Should a cartoon have an agenda? Put another way, should a kid’s film, aimed at a demographic far removed from an understanding of subjects like political correctness, animal rights, and revisionist history, be subjected to the stupidity that is Free Birds? Unlike most contemporary family fare which throws vocal stunt casting and ridiculous non-sequitur pop culture references at its demographically predetermined audience, this movie decides that its message is more important than mirth. In fact, you’ll be hard-pressed to find those material-mandated easy laughs in this lame excuse for holiday-themed hilarity.
Reggie (voiced by Owen Wilson) and the rest of his fowl flock are earmarked for end of November victuals. While his pals could care less, he’s in a bird brained-blind panic. When the President of the United States comes along and pardons him, our feathered hero ends up living the good life at Camp David, complete with pizza delivery and a TV tuned in to tacky telenovelas. Just as Reg is getting settled in, along comes Jake (Woody Harrelson), the leader of the TLF — Turkey Liberation Front — who wants this privileged piece of poultry to join him on a dangerous mission.

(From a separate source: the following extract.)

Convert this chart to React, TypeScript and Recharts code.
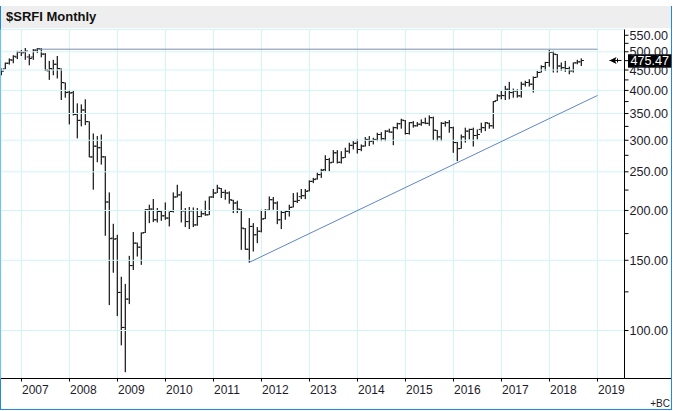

The plan? Inspired by a vision when he was a young chick, Jake wants to travel back in time to the first Thanksgiving and persuade the pilgrims to remove his particular type of pullet from the soon to be traditional holiday menu. Once they access the government’s secret time machine (voiced by George Takei) and end up back in 1621, they must take on one Miles Standish (Colm Meaney) while dealing with the native birds, their leader (Keith David), and an attractive hen named Jenny (Amy Poehler).
When you consider the numerous unexplained and unrealized irons that Free Birds has inserted into its particularly implausible cinematic fire, it’s easy to understand why the results fail to ignite. Instead of doing one thing and doing it well, ala the Great Escape-homage Chicken Run, this is yet another simplistic CG cartoon that wants to be everything to everyone and ends up being very little for the only group that matters (i.e., the wee ones). Kids will be bored silly by this random bit of historical happenstance while their parents might balk at the depiction of everyone’s favorite holiday white meat as victims in a possible genocide. Indeed, the 17th century turkeys are depicted in decidedly Native American terms, inferring that their fate matches those of the people who were “displaced” once the White Man showed up and took over. Right.
Even the animation lacks the necessary pizzazz. Compared to something like Despicable Me or even Disney’s delightful Wreck-It Ralph, the basic bulbous shapes and bland expressions look like sketches, not completed concepts. It’s reminiscent of that surprise sleeper hit Hoodwinked in the low-end computer rendering department. For his part, director Jimmy Hayward proves why his live action take on Jonah Hex was so horrible. He can’t seem to keep a single storyline straight, imposes mood swings on the material like a teenage girl in love, and, in the end, shows little comedic timing or flare. His cast doesn’t help. Only George Takei has fun with his Trek-like takedown. Everyone else is just going through the well-paid motions.
But it’s the message, in the end, which undermines anything that Free Birds hopes to achieve. Decades ago, Warner Brothers would have its feathered cartoon characters battle it out with their hungry human foes for piles of slapstick-induced smiles. Here, thanks to a desire to play PETA, activism trumps anarchy, resulting in one DOA duck… or turkey.